A última vez que eu a vi, nos poucos meses em que ela morou no meu quarto no Rio, vovó me reconheceu e me olhou com o mesmo brilho nos olhos verdes. E foi só eu virar as costas para ela se desligar lentamente, chegando ao ponto de precisar ser internada. Resolveu sair de cena num feriado, de modo que eu não viesse para o enterro mas chegasse para cuidar da minha mãe.

Ela sabia que eu não queria reviver as dores e lembranças da morte do meu pai. Ela me poupou até o fim de presenciar seus piores momentos. E na longa viagem de volta para casa, eu lembrei de tudo que marcou minha vida com ela esteve presente. Lembrei, especialmente, que eu pareço muito mais com a vovó do que nós percebíamos, e que até a calça roxa que ela tinha - e que minha mãe, que é uma mulher monocromática, achava um escândalo - eu tenho igual.

(Eu ri quando me toquei que tenho uma calça roxa como a vovó tinha. E vamos combinar que calças roxas são bens incomuns.)

Vovó, em sua última cena, diria: eu não tenho medo da morte. O que vou sentir é saudades da vida.

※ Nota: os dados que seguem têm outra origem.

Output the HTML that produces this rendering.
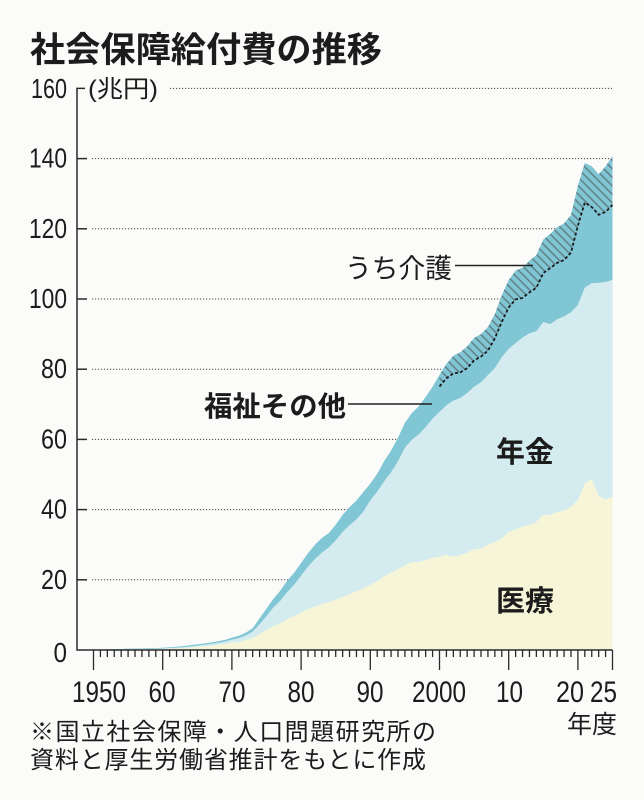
<!DOCTYPE html>
<html>
<head>
<meta charset="utf-8">
<style>
html,body{margin:0;padding:0;background:#fbfbf9;}
svg{display:block;}
.cjk{font-family:"Liberation Sans","Noto Sans CJK JP",sans-serif;fill:#1c1c1c;}
.num{font-family:"Liberation Sans",sans-serif;fill:#1c1c1c;}
</style>
</head>
<body>
<svg id="svg" width="644" height="800" viewBox="0 0 644 800" xmlns="http://www.w3.org/2000/svg">
<defs>
<pattern id="hatch" patternUnits="userSpaceOnUse" width="6" height="6" patternTransform="rotate(-45)">
<rect width="6" height="6" fill="#80c6d4"/>
<line x1="1.5" y1="0" x2="1.5" y2="6" stroke="#5e7a82" stroke-width="1.4"/>
</pattern>
</defs>
<rect width="644" height="800" fill="#fbfbf9"/>

<!-- title -->
<text class="cjk" x="30" y="62" font-size="35" font-weight="700" textLength="352" lengthAdjust="spacingAndGlyphs">社会保障給付費の推移</text>

<!-- gridlines -->
<g stroke="#444" stroke-width="1" stroke-dasharray="1.2 1.8" fill="none">
<line x1="170" y1="88.4" x2="612" y2="88.4"/>
<line x1="92" y1="158.6" x2="612" y2="158.6"/>
<line x1="92" y1="228.8" x2="612" y2="228.8"/>
<line x1="92" y1="299" x2="612" y2="299"/>
<line x1="92" y1="369.2" x2="612" y2="369.2"/>
<line x1="92" y1="439.4" x2="612" y2="439.4"/>
<line x1="92" y1="509.6" x2="612" y2="509.6"/>
<line x1="92" y1="579.8" x2="612" y2="579.8"/>
</g>

<g id="areas"></g>

<!-- axes -->
<g stroke="#2a2a2a" stroke-width="1.5" fill="none">
<polyline points="85,88.4 77,88.4 77,650 612.5,650"/>
<line x1="77" y1="158.6" x2="87" y2="158.6"/>
<line x1="77" y1="228.8" x2="87" y2="228.8"/>
<line x1="77" y1="299" x2="87" y2="299"/>
<line x1="77" y1="369.2" x2="87" y2="369.2"/>
<line x1="77" y1="439.4" x2="87" y2="439.4"/>
<line x1="77" y1="509.6" x2="87" y2="509.6"/>
<line x1="77" y1="579.8" x2="87" y2="579.8"/>
</g>
<g id="ticks" stroke="#2a2a2a" stroke-width="1.3"></g>

<!-- y labels -->
<g class="num" font-size="28" text-anchor="end">
<text x="67" y="98" textLength="36" lengthAdjust="spacingAndGlyphs">160</text>
<text x="67" y="167.6" textLength="38" lengthAdjust="spacingAndGlyphs">140</text>
<text x="67" y="237.8" textLength="38" lengthAdjust="spacingAndGlyphs">120</text>
<text x="67" y="308" textLength="38" lengthAdjust="spacingAndGlyphs">100</text>
<text x="67" y="378.2" textLength="26" lengthAdjust="spacingAndGlyphs">80</text>
<text x="67" y="448.4" textLength="26" lengthAdjust="spacingAndGlyphs">60</text>
<text x="67" y="518.6" textLength="26" lengthAdjust="spacingAndGlyphs">40</text>
<text x="67" y="588.8" textLength="26" lengthAdjust="spacingAndGlyphs">20</text>
<text x="67" y="662" textLength="13.5" lengthAdjust="spacingAndGlyphs">0</text>
</g>
<text class="cjk" x="88" y="97" font-size="24" textLength="70" lengthAdjust="spacingAndGlyphs">(兆円)</text>

<!-- x labels -->
<g class="num" font-size="30">
<text x="72" y="702" textLength="54" lengthAdjust="spacingAndGlyphs">1950</text>
<text x="148.5" y="702" textLength="27" lengthAdjust="spacingAndGlyphs">60</text>
<text x="218.5" y="702" textLength="27" lengthAdjust="spacingAndGlyphs">70</text>
<text x="287.5" y="702" textLength="27" lengthAdjust="spacingAndGlyphs">80</text>
<text x="356.5" y="702" textLength="27" lengthAdjust="spacingAndGlyphs">90</text>
<text x="412" y="702" textLength="54" lengthAdjust="spacingAndGlyphs">2000</text>
<text x="496" y="702" textLength="27" lengthAdjust="spacingAndGlyphs">10</text>
<text x="556" y="702" textLength="28" lengthAdjust="spacingAndGlyphs">20</text>
<text x="590" y="702" textLength="27" lengthAdjust="spacingAndGlyphs">25</text>
</g>
<text class="cjk" x="567" y="733" font-size="25" textLength="50" lengthAdjust="spacingAndGlyphs">年度</text>

<!-- labels inside chart -->
<text class="cjk" x="345" y="278" font-size="27" textLength="107" lengthAdjust="spacingAndGlyphs">うち介護</text>
<line x1="455" y1="265.5" x2="533" y2="265.5" stroke="#222" stroke-width="1.5"/>
<text class="cjk" x="204" y="416" font-size="28" font-weight="700" textLength="142" lengthAdjust="spacingAndGlyphs">福祉その他</text>
<line x1="348" y1="404" x2="432" y2="404" stroke="#222" stroke-width="1.5"/>
<text class="cjk" x="496" y="462" font-size="29" font-weight="700" textLength="58" lengthAdjust="spacingAndGlyphs">年金</text>
<text class="cjk" x="496" y="611" font-size="29" font-weight="700" textLength="58" lengthAdjust="spacingAndGlyphs">医療</text>

<!-- footnote -->
<text class="cjk" x="30" y="740" font-size="24" textLength="406">※国立社会保障・人口問題研究所の</text>
<text class="cjk" x="30" y="768" font-size="24" textLength="396">資料と厚生労働省推計をもとに作成</text>
</svg>
<script>
(function(){
var ns="http://www.w3.org/2000/svg";
var T=[0.13,0.16,0.20,0.26,0.30,0.39,0.41,0.44,0.50,0.58,
0.65,0.78,0.93,1.11,1.38,1.60,1.87,2.15,2.48,2.88,
3.52,4.07,4.90,6.20,9.00,11.8,14.6,16.9,19.8,22.0,
24.8,27.6,30.0,31.9,33.3,35.7,38.5,40.7,42.6,45.0,
47.4,50.2,53.8,56.8,60.5,64.7,67.5,69.4,72.1,75.0,
78.4,81.5,83.8,84.8,86.5,88.9,90.0,92.0,95.7,101.0,
105.4,108.1,108.9,110.9,112.5,116.9,118.5,120.4,121.5,123.9,
132.2,138.7,137.8,135.5,137.8,140.7];
var M=[0.06,0.08,0.10,0.12,0.13,0.15,0.16,0.18,0.21,0.25,
0.29,0.35,0.43,0.53,0.68,0.90,1.05,1.25,1.45,1.70,
2.06,2.30,2.80,3.40,4.50,5.70,6.70,7.60,8.80,9.70,
10.7,11.6,12.4,13.1,13.6,14.3,15.1,15.9,16.7,17.6,
18.6,19.6,21.0,22.0,23.0,24.1,25.0,25.1,25.5,26.3,
26.6,27.1,26.6,27.0,27.7,28.7,28.9,30.0,30.8,31.7,
33.6,34.3,35.1,35.6,36.5,38.5,38.4,39.4,39.7,40.7,
42.7,47.4,48.7,43.8,42.9,43.6];
var P=[0.01,0.02,0.02,0.03,0.03,0.04,0.05,0.07,0.09,0.11,
0.14,0.17,0.20,0.24,0.28,0.32,0.40,0.47,0.56,0.67,
0.86,1.03,1.30,1.80,2.80,3.90,5.40,6.40,7.70,8.90,
10.5,12.1,13.5,14.6,15.6,16.9,18.5,19.6,20.5,21.8,
24.0,25.5,27.0,28.6,30.7,33.5,34.9,36.3,38.0,39.6,
41.2,42.6,44.4,44.8,45.5,46.3,47.4,48.3,49.5,51.7,
52.2,53.1,53.9,54.6,54.3,54.9,54.4,54.8,55.3,55.5,
55.6,55.8,55.8,60.8,61.9,61.8];
var K=[3.3,4.1,5.0,5.7,6.2,6.4,6.4,6.7,6.9,7.5,7.8,8.2,8.6,9.0,9.3,9.5,9.7,10.1,10.4,10.7,11.3,11.2,11.6,11.5,13.0,13.9];
var N=T.length;
function kf(i){return i>=50?K[i-50]:0;}
function X(i){return (93.5+i*6.92).toFixed(2);}
function Y(v){return (650-v*3.51).toFixed(2);}
function area(top,bot,i0,i1){
  var d="M"+X(i0)+","+Y(top(i0));
  for(var i=i0+1;i<=i1;i++){d+=" L"+X(i)+","+Y(top(i));}
  for(var j=i1;j>=i0;j--){d+=" L"+X(j)+","+Y(bot(j));}
  return d+" Z";
}
function line(f,i0,i1){
  var d="M"+X(i0)+","+Y(f(i0));
  for(var i=i0+1;i<=i1;i++){d+=" L"+X(i)+","+Y(f(i));}
  return d;
}
var g=document.getElementById("areas");
function add(tag,attrs,parent){var e=document.createElementNS(ns,tag);for(var k in attrs)e.setAttribute(k,attrs[k]);(parent||g).appendChild(e);return e;}
add("path",{d:area(function(i){return T[i];},function(i){return M[i]+P[i];},0,N-1),fill:"#80c6d4"});
add("path",{d:area(function(i){return M[i]+P[i];},function(i){return M[i];},0,N-1),fill:"#d4ebef"});
add("path",{d:area(function(i){return M[i];},function(i){return 0;},0,N-1),fill:"#f6f5d8"});
add("path",{d:area(function(i){return T[i];},function(i){return T[i]-kf(i);},50,N-1),fill:"url(#hatch)"});
add("path",{d:line(function(i){return T[i]-kf(i);},50,N-1),fill:"none",stroke:"#1a1a1a","stroke-width":"1.8","stroke-dasharray":"3 2.2"});
var tg=document.getElementById("ticks");
for(var y=0;y<=75;y++){
  var x=93.5+y*6.92;
  var major=(y%10===0)||y===75;
  add("line",{x1:x.toFixed(2),y1:"650",x2:x.toFixed(2),y2:major?"670":"657"},tg);
}
})();
</script>
</body>
</html>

E por não poder mais usufruir da vida, ela preferiu sair de cena sem alarde, discretamente, deixando muita história para eu contar. É óbvio que sentirei muitas saudades, especialmente de dar um abraço bem apertado nela e de ver seus brilhantes olhos verdes... mas quando chega a hora, é melhor partir dignamente do que viver sofrendo - coisa que não combinava com ela, definitivamente.

Poxa, vovó, eu te amo tanto. E ainda bem que o amor é eterno. Manda um beijo para o meu pai. Saudades dos dois - mas eu sei conviver com isso, vocês sabem muito bem.